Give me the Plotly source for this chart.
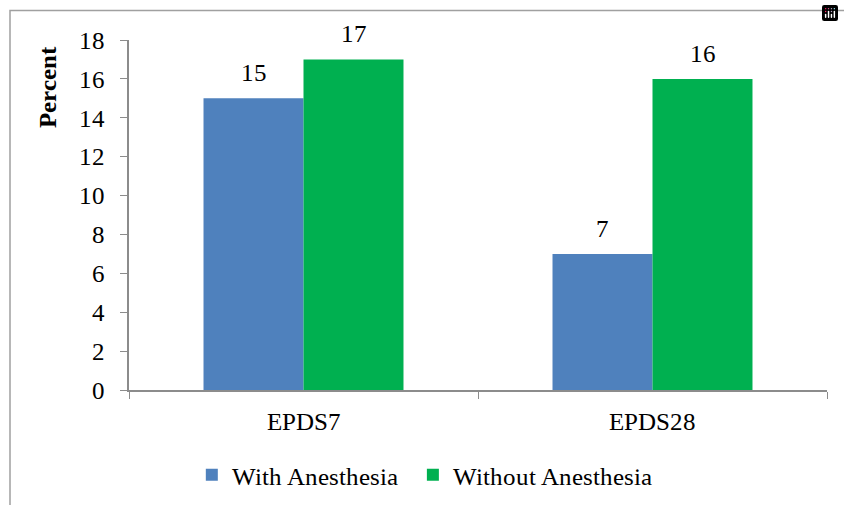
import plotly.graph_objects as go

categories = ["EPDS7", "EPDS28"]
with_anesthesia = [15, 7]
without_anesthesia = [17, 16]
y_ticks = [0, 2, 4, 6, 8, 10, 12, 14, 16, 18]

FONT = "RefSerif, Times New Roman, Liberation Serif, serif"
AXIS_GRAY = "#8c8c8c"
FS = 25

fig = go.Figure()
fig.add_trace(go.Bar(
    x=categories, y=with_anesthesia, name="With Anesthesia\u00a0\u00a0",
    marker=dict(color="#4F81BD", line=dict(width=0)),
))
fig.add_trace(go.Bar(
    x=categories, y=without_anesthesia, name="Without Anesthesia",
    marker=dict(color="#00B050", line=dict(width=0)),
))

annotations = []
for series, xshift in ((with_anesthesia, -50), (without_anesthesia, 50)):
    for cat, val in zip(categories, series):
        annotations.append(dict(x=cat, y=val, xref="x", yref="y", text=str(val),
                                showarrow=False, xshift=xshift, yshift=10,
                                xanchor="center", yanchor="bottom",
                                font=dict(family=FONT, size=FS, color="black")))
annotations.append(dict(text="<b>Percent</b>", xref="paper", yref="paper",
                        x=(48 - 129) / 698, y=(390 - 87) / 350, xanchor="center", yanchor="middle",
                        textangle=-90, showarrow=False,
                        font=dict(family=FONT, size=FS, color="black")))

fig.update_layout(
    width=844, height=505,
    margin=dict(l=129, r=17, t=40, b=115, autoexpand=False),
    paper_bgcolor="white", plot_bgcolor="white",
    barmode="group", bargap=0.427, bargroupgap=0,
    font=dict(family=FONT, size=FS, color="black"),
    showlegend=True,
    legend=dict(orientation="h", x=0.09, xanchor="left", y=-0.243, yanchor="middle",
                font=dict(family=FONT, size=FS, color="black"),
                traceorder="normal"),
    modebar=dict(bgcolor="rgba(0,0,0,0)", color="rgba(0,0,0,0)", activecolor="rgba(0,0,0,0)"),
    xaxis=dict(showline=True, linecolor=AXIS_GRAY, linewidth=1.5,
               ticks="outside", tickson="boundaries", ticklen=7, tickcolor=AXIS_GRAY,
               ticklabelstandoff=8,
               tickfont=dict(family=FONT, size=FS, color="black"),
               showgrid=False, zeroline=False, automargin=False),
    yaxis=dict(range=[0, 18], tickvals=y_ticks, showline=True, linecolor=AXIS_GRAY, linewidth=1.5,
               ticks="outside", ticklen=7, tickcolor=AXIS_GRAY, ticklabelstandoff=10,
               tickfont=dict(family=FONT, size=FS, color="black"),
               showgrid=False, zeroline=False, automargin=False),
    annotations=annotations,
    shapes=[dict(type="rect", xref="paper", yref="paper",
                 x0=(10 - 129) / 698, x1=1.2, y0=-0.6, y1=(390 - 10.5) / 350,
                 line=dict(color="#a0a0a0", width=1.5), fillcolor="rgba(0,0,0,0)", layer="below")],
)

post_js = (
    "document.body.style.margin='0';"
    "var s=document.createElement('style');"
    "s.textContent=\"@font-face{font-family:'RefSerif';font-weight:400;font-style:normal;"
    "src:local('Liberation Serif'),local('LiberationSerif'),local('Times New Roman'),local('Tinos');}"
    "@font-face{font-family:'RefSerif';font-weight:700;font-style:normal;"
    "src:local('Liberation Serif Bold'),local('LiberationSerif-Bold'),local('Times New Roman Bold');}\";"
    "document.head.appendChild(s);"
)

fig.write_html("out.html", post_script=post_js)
###
The material above must be printed exactly, with its pictures left out.

• FULL OUTPUT
Give me the Plotly source for this chart.
import plotly.graph_objects as go

categories = ["EPDS7", "EPDS28"]
with_anesthesia = [15, 7]
without_anesthesia = [17, 16]
y_ticks = [0, 2, 4, 6, 8, 10, 12, 14, 16, 18]

FONT = "RefSerif, Times New Roman, Liberation Serif, serif"
AXIS_GRAY = "#8c8c8c"
FS = 25

fig = go.Figure()
fig.add_trace(go.Bar(
    x=categories, y=with_anesthesia, name="With Anesthesia\u00a0\u00a0",
    marker=dict(color="#4F81BD", line=dict(width=0)),
))
fig.add_trace(go.Bar(
    x=categories, y=without_anesthesia, name="Without Anesthesia",
    marker=dict(color="#00B050", line=dict(width=0)),
))

annotations = []
for series, xshift in ((with_anesthesia, -50), (without_anesthesia, 50)):
    for cat, val in zip(categories, series):
        annotations.append(dict(x=cat, y=val, xref="x", yref="y", text=str(val),
                                showarrow=False, xshift=xshift, yshift=10,
                                xanchor="center", yanchor="bottom",
                                font=dict(family=FONT, size=FS, color="black")))
annotations.append(dict(text="<b>Percent</b>", xref="paper", yref="paper",
                        x=(48 - 129) / 698, y=(390 - 87) / 350, xanchor="center", yanchor="middle",
                        textangle=-90, showarrow=False,
                        font=dict(family=FONT, size=FS, color="black")))

fig.update_layout(
    width=844, height=505,
    margin=dict(l=129, r=17, t=40, b=115, autoexpand=False),
    paper_bgcolor="white", plot_bgcolor="white",
    barmode="group", bargap=0.427, bargroupgap=0,
    font=dict(family=FONT, size=FS, color="black"),
    showlegend=True,
    legend=dict(orientation="h", x=0.09, xanchor="left", y=-0.243, yanchor="middle",
                font=dict(family=FONT, size=FS, color="black"),
                traceorder="normal"),
    modebar=dict(bgcolor="rgba(0,0,0,0)", color="rgba(0,0,0,0)", activecolor="rgba(0,0,0,0)"),
    xaxis=dict(showline=True, linecolor=AXIS_GRAY, linewidth=1.5,
               ticks="outside", tickson="boundaries", ticklen=7, tickcolor=AXIS_GRAY,
               ticklabelstandoff=8,
               tickfont=dict(family=FONT, size=FS, color="black"),
               showgrid=False, zeroline=False, automargin=False),
    yaxis=dict(range=[0, 18], tickvals=y_ticks, showline=True, linecolor=AXIS_GRAY, linewidth=1.5,
               ticks="outside", ticklen=7, tickcolor=AXIS_GRAY, ticklabelstandoff=10,
               tickfont=dict(family=FONT, size=FS, color="black"),
               showgrid=False, zeroline=False, automargin=False),
    annotations=annotations,
    shapes=[dict(type="rect", xref="paper", yref="paper",
                 x0=(10 - 129) / 698, x1=1.2, y0=-0.6, y1=(390 - 10.5) / 350,
                 line=dict(color="#a0a0a0", width=1.5), fillcolor="rgba(0,0,0,0)", layer="below")],
)

post_js = (
    "document.body.style.margin='0';"
    "var s=document.createElement('style');"
    "s.textContent=\"@font-face{font-family:'RefSerif';font-weight:400;font-style:normal;"
    "src:local('Liberation Serif'),local('LiberationSerif'),local('Times New Roman'),local('Tinos');}"
    "@font-face{font-family:'RefSerif';font-weight:700;font-style:normal;"
    "src:local('Liberation Serif Bold'),local('LiberationSerif-Bold'),local('Times New Roman Bold');}\";"
    "document.head.appendChild(s);"
)

fig.write_html("out.html", post_script=post_js)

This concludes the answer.